Now I'm not commenting on Warcraft Online specifically, since I don't have enough info for that. I don't know whether it will rule or suck.
But trying to avoid solo-MMO at this point is really a way to say, "nah, we're not giving the vast majority of players what they want." I just have to question why would anyone sane do that? Did they (and their publisher) take a vow of poverty? Or are they trying to not compete too hard with Blizzard? Or what?
Or it could be that they're smarter than that, after all, and just give a wrong impression.
A polar bear is a cartesian bear after a coordinate transform.
Personally I dunno where people got that definition that you must need a group to even go to the toilet, to be a "real" MMO.
The name just says "massively multiplayer", which strictly speaking means lots and lots of players on the same server.
The first "real" MMO was UO, so basically it means whatever Origin wanted it to mean.
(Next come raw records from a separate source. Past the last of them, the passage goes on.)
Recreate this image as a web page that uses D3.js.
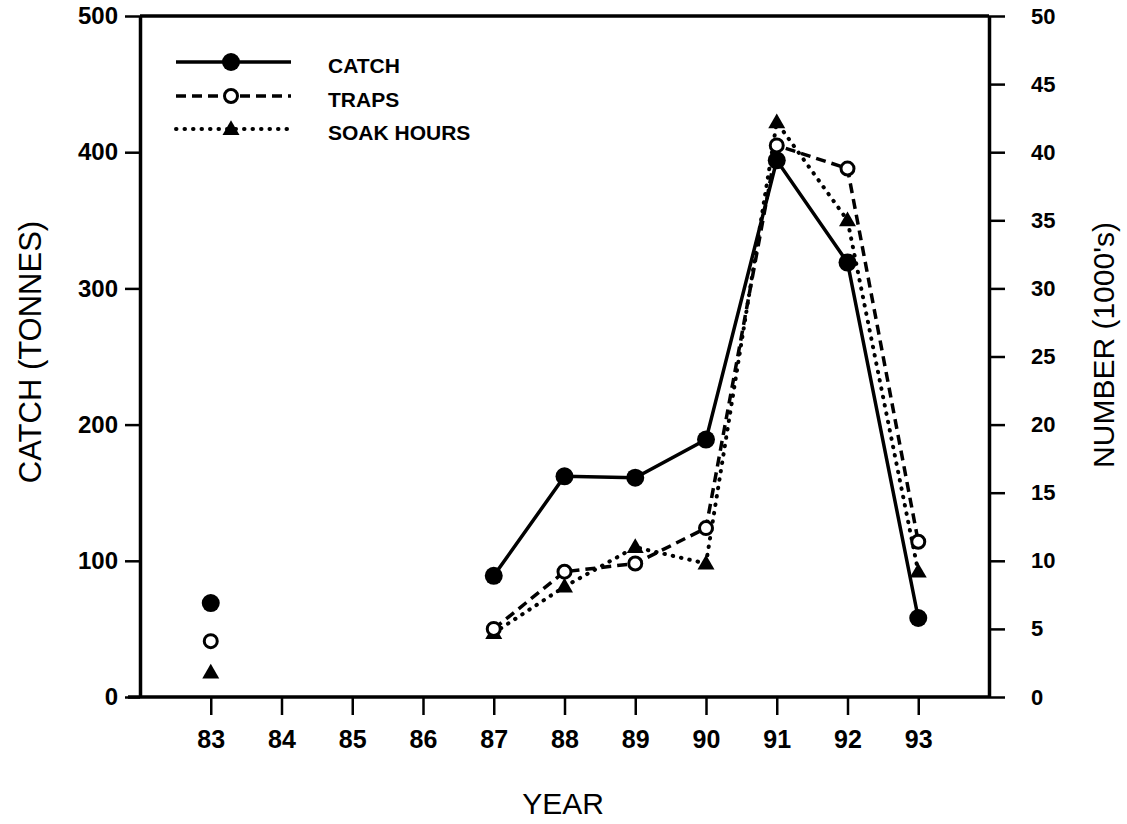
<!DOCTYPE html>
<html>
<head>
<meta charset="utf-8">
<script src="https://cdn.jsdelivr.net/npm/d3@7"></script>
<style>
  body { margin: 0; background: #fff; }
  svg { display: block; font-family: "Liberation Sans", Arial, sans-serif; }
</style>
</head>
<body>
<svg id="chart" width="1127" height="824"></svg>
<script>
// data
var years      = [83, 87, 88, 89, 90, 91, 92, 93];
var catchTons  = [69, 89, 162, 161, 189, 394, 319, 58];      // left axis, tonnes
var traps      = [4.1, 5.0, 9.2, 9.8, 12.4, 40.5, 38.8, 11.4]; // right axis, 1000's
var soakHours  = [1.8, 4.7, 8.1, 11.0, 9.8, 42.2, 35.0, 9.2]; // right axis, 1000's
var yearTicks  = [83, 84, 85, 86, 87, 88, 89, 90, 91, 92, 93];
var leftTicks  = [0, 100, 200, 300, 400, 500];
var rightTicks = [0, 5, 10, 15, 20, 25, 30, 35, 40, 45, 50];

var svg = d3.select("#chart");
var plotL = 140, plotR = 989, plotT = 16, plotB = 697;

var x = d3.scaleLinear().domain([82, 94]).range([plotL, plotR]);
var yL = d3.scaleLinear().domain([0, 500]).range([plotB, plotT]);
var yR = d3.scaleLinear().domain([0, 50]).range([plotB, plotT]);

// frame
svg.append("line").attr("x1", plotL).attr("x2", plotR).attr("y1", plotT).attr("y2", plotT)
    .attr("stroke", "#000").attr("stroke-width", 3.5);

var gL = svg.append("g").attr("transform", "translate(" + plotL + ",0)")
    .call(d3.axisLeft(yL).tickValues(leftTicks).tickSize(15).tickSizeOuter(0).tickPadding(7));
var gR = svg.append("g").attr("transform", "translate(" + plotR + ",0)")
    .call(d3.axisRight(yR).tickValues(rightTicks).tickSize(16).tickSizeOuter(0).tickPadding(26));
var gB = svg.append("g").attr("transform", "translate(0," + plotB + ")")
    .call(d3.axisBottom(x).tickValues(yearTicks).tickSize(18).tickSizeOuter(0).tickPadding(15));

[gL, gR, gB].forEach(function(g) {
    g.select(".domain").attr("stroke-width", 3.5);
    g.selectAll(".tick line").attr("stroke-width", 2.5);
    g.selectAll("text").attr("fill", "#000").style("font-weight", "bold")
        .style("font-family", "'Liberation Sans', Arial, sans-serif");
});
gL.selectAll("text").style("font-size", "24px");
gR.selectAll("text").style("font-size", "22px");
gB.selectAll("text").style("font-size", "25px");
gB.select(".domain").attr("d", "M" + (plotL - 12) + ",0H" + plotR);

// axis titles
svg.append("text").attr("transform", "translate(41,352) rotate(-90)")
    .attr("text-anchor", "middle").style("font-size", "31px").text("CATCH (TONNES)");
svg.append("text").attr("transform", "translate(1114,345) rotate(-90)")
    .attr("text-anchor", "middle").style("font-size", "30px").text("NUMBER (1000's)");
svg.append("text").attr("x", 563).attr("y", 814)
    .attr("text-anchor", "middle").style("font-size", "30px").text("YEAR");

// split into runs of consecutive years so 83 stands alone
function runs(vals) {
    var out = [], cur = [];
    years.forEach(function(yr, i) {
        if (i > 0 && yr - years[i - 1] > 1) { out.push(cur); cur = []; }
        cur.push([yr, vals[i]]);
    });
    out.push(cur);
    return out;
}

var series = [
    { name: "CATCH", vals: catchTons, y: yL, dash: null, marker: "dot" },
    { name: "TRAPS", vals: traps, y: yR, dash: "10,6", marker: "ring" },
    { name: "SOAK HOURS", vals: soakHours, y: yR, dash: "0.5,8", marker: "tri" }
];

function drawMarker(g, kind, cx, cy) {
    if (kind == "dot") {
        g.append("circle").attr("cx", cx).attr("cy", cy).attr("r", 9).attr("fill", "#000");
    } else if (kind == "ring") {
        g.append("circle").attr("cx", cx).attr("cy", cy).attr("r", 6.5)
            .attr("fill", "#fff").attr("stroke", "#000").attr("stroke-width", 3);
    } else {
        g.append("path").attr("d", d3.symbol().type(d3.symbolTriangle).size(125)())
            .attr("transform", "translate(" + cx + "," + (cy + 1) + ")").attr("fill", "#000");
    }
}

// draw lines back to front: soak, traps, catch
series.slice().reverse().forEach(function(s) {
    var line = d3.line().x(function(d) { return x(d[0]); }).y(function(d) { return s.y(d[1]); });
    var g = svg.append("g");
    runs(s.vals).forEach(function(r) {
        if (r.length < 2) return;
        g.append("path").attr("d", line(r)).attr("fill", "none").attr("stroke", "#000")
            .attr("stroke-width", s.marker == "tri" ? 4 : 3.5).attr("stroke-dasharray", s.dash)
            .attr("stroke-linecap", s.marker == "tri" ? "round" : "butt");
    });
    years.forEach(function(yr, i) { drawMarker(g, s.marker, x(yr), s.y(s.vals[i])); });
});

// legend
var legY = [62, 96, 129];
series.forEach(function(s, i) {
    var g = svg.append("g");
    g.append("line").attr("x1", 176).attr("x2", 291).attr("y1", legY[i]).attr("y2", legY[i])
        .attr("stroke", "#000").attr("stroke-width", s.marker == "tri" ? 4 : 3.5)
        .attr("stroke-dasharray", s.dash)
        .attr("stroke-linecap", s.marker == "tri" ? "round" : "butt");
    drawMarker(g, s.marker, 231, legY[i]);
    g.append("text").attr("x", 328).attr("y", legY[i] + 11).style("font-size", "21px")
        .style("font-weight", "bold").text(s.name);
});
</script>
</body>
</html>
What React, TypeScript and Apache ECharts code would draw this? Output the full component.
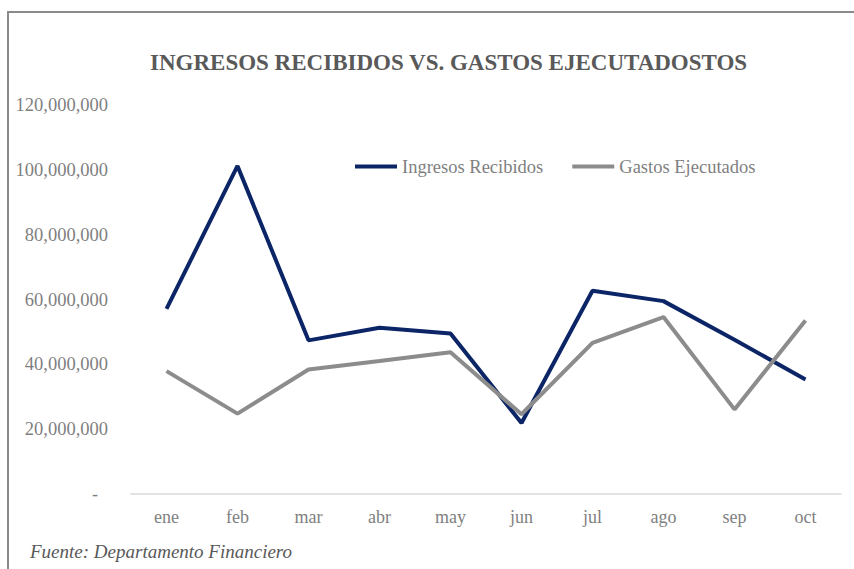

It had no such restriction.
Some people would argue that MMOs are really a continuation of MUDs, only this time with a graphical interface. And while I would personally call it a new genre anyway, or a convergence of two former genre, I see their point too: the first ones played a lot like a DIKU with graphics. MUDs had no such restriction either.
Basically I'm not disagreeing with anything you said. Quite the contrary. Just wondering where people got that idea.
A polar bear is a cartesian bear after a coordinate transform.